My first car was a Vette.
It was a Chevette, but a Vette's a Vette, and who's telling this story anyway?
I plunked down two grand, pretty much all I had, on that used Chevy hatchback in the summer of 1978, just before I drove down to interview for my first newspaper job in that worn buckle on the Bible Belt called Danville, Va.
It wasn't much of a car. The voltage regulator had to be replaced in King of Prussia, Pa., and the car had no pickup even before I drove it into a flash flood in September 1979. It chugged along for another year or so until I sold it for $1,200 to a professor and his brother, a GM mechanic, neither of whom thought to ask the most pertinent question, "Has this car ever been underwater?"
That used Vette was the first, last and only car from a Big Three automaker that I've ever owned.
My next car was a used Datsun 200SX that I bought from a co-worker who couldn't keep up with the payments. He taught me to drive a stick one afternoon and we made the deal. I wended my silver Datsun through the Blue Ridge Mountains for eight years before flipping it over one sunny September vacation day in Maine, for reasons I can't explain beyond an evident inability to drive in states with one syllable.
I returned to Virginia and, days before moving to Pittsburgh, bought a 1989 Honda Accord. That was made in Ohio, not Osaka, and I felt good about keeping the jobs, if not the profits, in the USA. I kept it 12 years, until our second child was born. Then my wife and I traded in each of our cars to get a four-door with more space for car seats.

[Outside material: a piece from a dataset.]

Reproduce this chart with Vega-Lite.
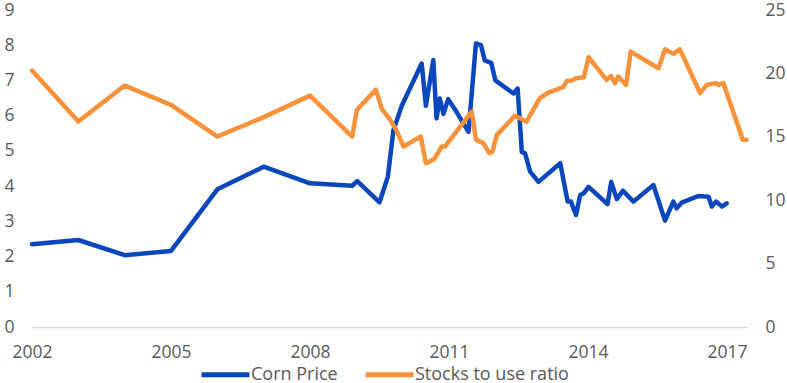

I didn't want a gas-guzzling SUV or minivan. I wanted an American-made station wagon like my old man drove, and I wanted standard shift. (A standard shift is perfect for the city because most car thieves can't drive one. Learning when to depress the clutch, shift the stick and ease your foot up takes several hours under the careful tutelage of an adult, an experience not generally found among thieves.)
In my search for that American-made, standard-shift wagon in the autumn of 2000, I discovered Chevrolet and Ford had essentially given up on this iconic car of the '50s and '60s. They were riding high with minivans and SUVs and didn't need my quirky, old-school choice. We wound up buying a Subaru made in Indiana.
That put my score after 30 years of car-buying at three American-made cars but only one from the Big Three, and that a used model.
I feel oddly guilty about this today. I can't say I regret my choices, but such mundane decisions multiplied by millions have many thousands of auto workers in Michigan and Ohio wondering how much longer they'll have jobs.
The Big Three -- General Motors, Ford and Chrysler -- could soon form a triflunka, a triple bankruptcy, a once-unthinkable proposition. As yet, however, the car companies have no place in the federal "stimulus plan ... to fix the salvage plan ... to prop up the rescue plan ... to save the bailout plan'' -- the apt phrasing of Rob Rogers' Tuesday editorial cartoon.
There's no realistic way for the Big Three to survive without lots of people losing their jobs. Auto workers are digesting that thought with their Thanksgiving dinner today.
I read that in 1921, when the Ford Motor Co. seemed to be in a bit of trouble, Henry Ford received dozens of letters from Ford owners all over the country offering to help him out, in amounts anywhere up to 100 bucks. But in a year when the government has taken on $7.4 trillion in direct and indirect obligations, backing all manner of shoddy financial paper, Congress has balked at a $25 billion loan to the auto industry.
Reluctance is understandable. President-elect Barack Obama carried Michigan and Ohio, but he rightly chided politically clueless auto execs for flying private jets into Washington without a viable business recovery plan.
Like most Americans, I have an inner Jimmy Stewart that tells me we can get out of any fix if we work together. But Detroit isn't Bedford Falls, and Mr. Obama may have to summon his inner Mr. Potter and oversee a kind of managed bankruptcy that forces a harsh reorganization on the auto companies.
That would mean layoffs but, perhaps, survival if Mr. Obama expends some of his enormous goodwill to urge supporters to buy Detroit's cars.
I'd be interested, but no time soon. The Chevy Volt, the plug-in hybrid designed for those who travel less than 40 miles a day, isn't due out until 2010. Our Subaru has only 60,000 miles on it and I remain a member of the ride-the-horse-'til-it-dies school of consumerism. With an economy stuck in reverse, that school has record enrollment.